------ Dataset extract
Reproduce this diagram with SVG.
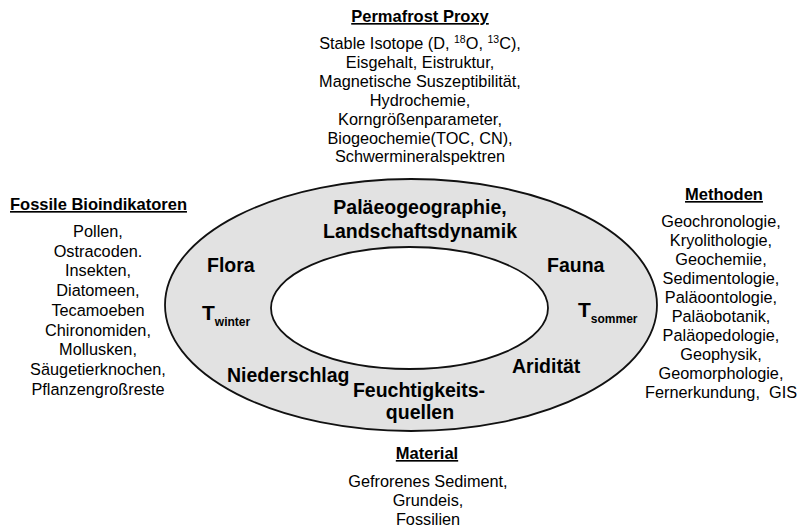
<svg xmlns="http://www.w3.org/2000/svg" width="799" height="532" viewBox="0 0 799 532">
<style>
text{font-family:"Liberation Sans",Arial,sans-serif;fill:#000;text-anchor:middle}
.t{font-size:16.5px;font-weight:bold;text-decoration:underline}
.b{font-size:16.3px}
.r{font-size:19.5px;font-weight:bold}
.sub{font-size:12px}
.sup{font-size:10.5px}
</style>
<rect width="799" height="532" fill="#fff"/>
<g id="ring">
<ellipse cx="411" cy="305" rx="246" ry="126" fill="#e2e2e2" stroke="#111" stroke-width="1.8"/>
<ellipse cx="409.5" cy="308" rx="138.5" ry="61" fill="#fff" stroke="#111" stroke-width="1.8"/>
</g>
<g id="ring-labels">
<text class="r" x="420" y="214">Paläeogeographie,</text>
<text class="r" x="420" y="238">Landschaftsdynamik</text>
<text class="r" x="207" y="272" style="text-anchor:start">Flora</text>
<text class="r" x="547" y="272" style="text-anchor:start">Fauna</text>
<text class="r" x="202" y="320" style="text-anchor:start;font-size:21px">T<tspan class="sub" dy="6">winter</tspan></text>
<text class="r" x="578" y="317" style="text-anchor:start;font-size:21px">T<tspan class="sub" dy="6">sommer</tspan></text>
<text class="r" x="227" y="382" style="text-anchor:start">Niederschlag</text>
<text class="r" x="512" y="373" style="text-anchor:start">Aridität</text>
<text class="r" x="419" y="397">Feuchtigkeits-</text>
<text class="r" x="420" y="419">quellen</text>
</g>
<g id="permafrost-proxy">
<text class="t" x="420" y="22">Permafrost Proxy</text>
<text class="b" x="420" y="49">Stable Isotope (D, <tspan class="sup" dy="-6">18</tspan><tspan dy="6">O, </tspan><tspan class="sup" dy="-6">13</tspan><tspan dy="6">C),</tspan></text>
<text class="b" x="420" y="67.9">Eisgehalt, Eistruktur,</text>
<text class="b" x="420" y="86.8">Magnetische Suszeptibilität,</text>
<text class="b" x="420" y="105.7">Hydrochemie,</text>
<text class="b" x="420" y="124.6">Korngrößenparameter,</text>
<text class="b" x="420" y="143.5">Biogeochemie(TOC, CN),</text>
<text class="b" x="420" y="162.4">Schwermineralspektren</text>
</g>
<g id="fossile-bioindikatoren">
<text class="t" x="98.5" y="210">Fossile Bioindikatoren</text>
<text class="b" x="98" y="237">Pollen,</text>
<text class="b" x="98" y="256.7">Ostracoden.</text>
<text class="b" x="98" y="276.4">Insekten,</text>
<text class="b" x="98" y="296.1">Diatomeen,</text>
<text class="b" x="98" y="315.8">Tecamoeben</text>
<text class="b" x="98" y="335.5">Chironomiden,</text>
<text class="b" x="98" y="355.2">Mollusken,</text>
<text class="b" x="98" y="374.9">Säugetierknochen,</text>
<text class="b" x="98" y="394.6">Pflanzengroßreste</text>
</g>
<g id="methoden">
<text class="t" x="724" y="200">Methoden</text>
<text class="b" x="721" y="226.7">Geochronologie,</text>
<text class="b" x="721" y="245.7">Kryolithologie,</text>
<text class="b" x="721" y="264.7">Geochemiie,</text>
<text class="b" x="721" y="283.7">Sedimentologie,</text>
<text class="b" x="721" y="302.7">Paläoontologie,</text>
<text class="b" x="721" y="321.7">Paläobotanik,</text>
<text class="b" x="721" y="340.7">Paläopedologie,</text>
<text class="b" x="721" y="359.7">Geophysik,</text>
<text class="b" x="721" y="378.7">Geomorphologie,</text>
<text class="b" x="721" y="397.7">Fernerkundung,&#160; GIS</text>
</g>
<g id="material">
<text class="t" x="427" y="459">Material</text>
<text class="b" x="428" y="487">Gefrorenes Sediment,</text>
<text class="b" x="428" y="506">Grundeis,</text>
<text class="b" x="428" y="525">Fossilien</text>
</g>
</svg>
------------
**Task to complete**
Reproduce the full listing above verbatim, with no pictures included.

**Output of the exercise**
Reproduce this diagram with SVG.
<svg xmlns="http://www.w3.org/2000/svg" width="799" height="532" viewBox="0 0 799 532">
<style>
text{font-family:"Liberation Sans",Arial,sans-serif;fill:#000;text-anchor:middle}
.t{font-size:16.5px;font-weight:bold;text-decoration:underline}
.b{font-size:16.3px}
.r{font-size:19.5px;font-weight:bold}
.sub{font-size:12px}
.sup{font-size:10.5px}
</style>
<rect width="799" height="532" fill="#fff"/>
<g id="ring">
<ellipse cx="411" cy="305" rx="246" ry="126" fill="#e2e2e2" stroke="#111" stroke-width="1.8"/>
<ellipse cx="409.5" cy="308" rx="138.5" ry="61" fill="#fff" stroke="#111" stroke-width="1.8"/>
</g>
<g id="ring-labels">
<text class="r" x="420" y="214">Paläeogeographie,</text>
<text class="r" x="420" y="238">Landschaftsdynamik</text>
<text class="r" x="207" y="272" style="text-anchor:start">Flora</text>
<text class="r" x="547" y="272" style="text-anchor:start">Fauna</text>
<text class="r" x="202" y="320" style="text-anchor:start;font-size:21px">T<tspan class="sub" dy="6">winter</tspan></text>
<text class="r" x="578" y="317" style="text-anchor:start;font-size:21px">T<tspan class="sub" dy="6">sommer</tspan></text>
<text class="r" x="227" y="382" style="text-anchor:start">Niederschlag</text>
<text class="r" x="512" y="373" style="text-anchor:start">Aridität</text>
<text class="r" x="419" y="397">Feuchtigkeits-</text>
<text class="r" x="420" y="419">quellen</text>
</g>
<g id="permafrost-proxy">
<text class="t" x="420" y="22">Permafrost Proxy</text>
<text class="b" x="420" y="49">Stable Isotope (D, <tspan class="sup" dy="-6">18</tspan><tspan dy="6">O, </tspan><tspan class="sup" dy="-6">13</tspan><tspan dy="6">C),</tspan></text>
<text class="b" x="420" y="67.9">Eisgehalt, Eistruktur,</text>
<text class="b" x="420" y="86.8">Magnetische Suszeptibilität,</text>
<text class="b" x="420" y="105.7">Hydrochemie,</text>
<text class="b" x="420" y="124.6">Korngrößenparameter,</text>
<text class="b" x="420" y="143.5">Biogeochemie(TOC, CN),</text>
<text class="b" x="420" y="162.4">Schwermineralspektren</text>
</g>
<g id="fossile-bioindikatoren">
<text class="t" x="98.5" y="210">Fossile Bioindikatoren</text>
<text class="b" x="98" y="237">Pollen,</text>
<text class="b" x="98" y="256.7">Ostracoden.</text>
<text class="b" x="98" y="276.4">Insekten,</text>
<text class="b" x="98" y="296.1">Diatomeen,</text>
<text class="b" x="98" y="315.8">Tecamoeben</text>
<text class="b" x="98" y="335.5">Chironomiden,</text>
<text class="b" x="98" y="355.2">Mollusken,</text>
<text class="b" x="98" y="374.9">Säugetierknochen,</text>
<text class="b" x="98" y="394.6">Pflanzengroßreste</text>
</g>
<g id="methoden">
<text class="t" x="724" y="200">Methoden</text>
<text class="b" x="721" y="226.7">Geochronologie,</text>
<text class="b" x="721" y="245.7">Kryolithologie,</text>
<text class="b" x="721" y="264.7">Geochemiie,</text>
<text class="b" x="721" y="283.7">Sedimentologie,</text>
<text class="b" x="721" y="302.7">Paläoontologie,</text>
<text class="b" x="721" y="321.7">Paläobotanik,</text>
<text class="b" x="721" y="340.7">Paläopedologie,</text>
<text class="b" x="721" y="359.7">Geophysik,</text>
<text class="b" x="721" y="378.7">Geomorphologie,</text>
<text class="b" x="721" y="397.7">Fernerkundung,&#160; GIS</text>
</g>
<g id="material">
<text class="t" x="427" y="459">Material</text>
<text class="b" x="428" y="487">Gefrorenes Sediment,</text>
<text class="b" x="428" y="506">Grundeis,</text>
<text class="b" x="428" y="525">Fossilien</text>
</g>
</svg>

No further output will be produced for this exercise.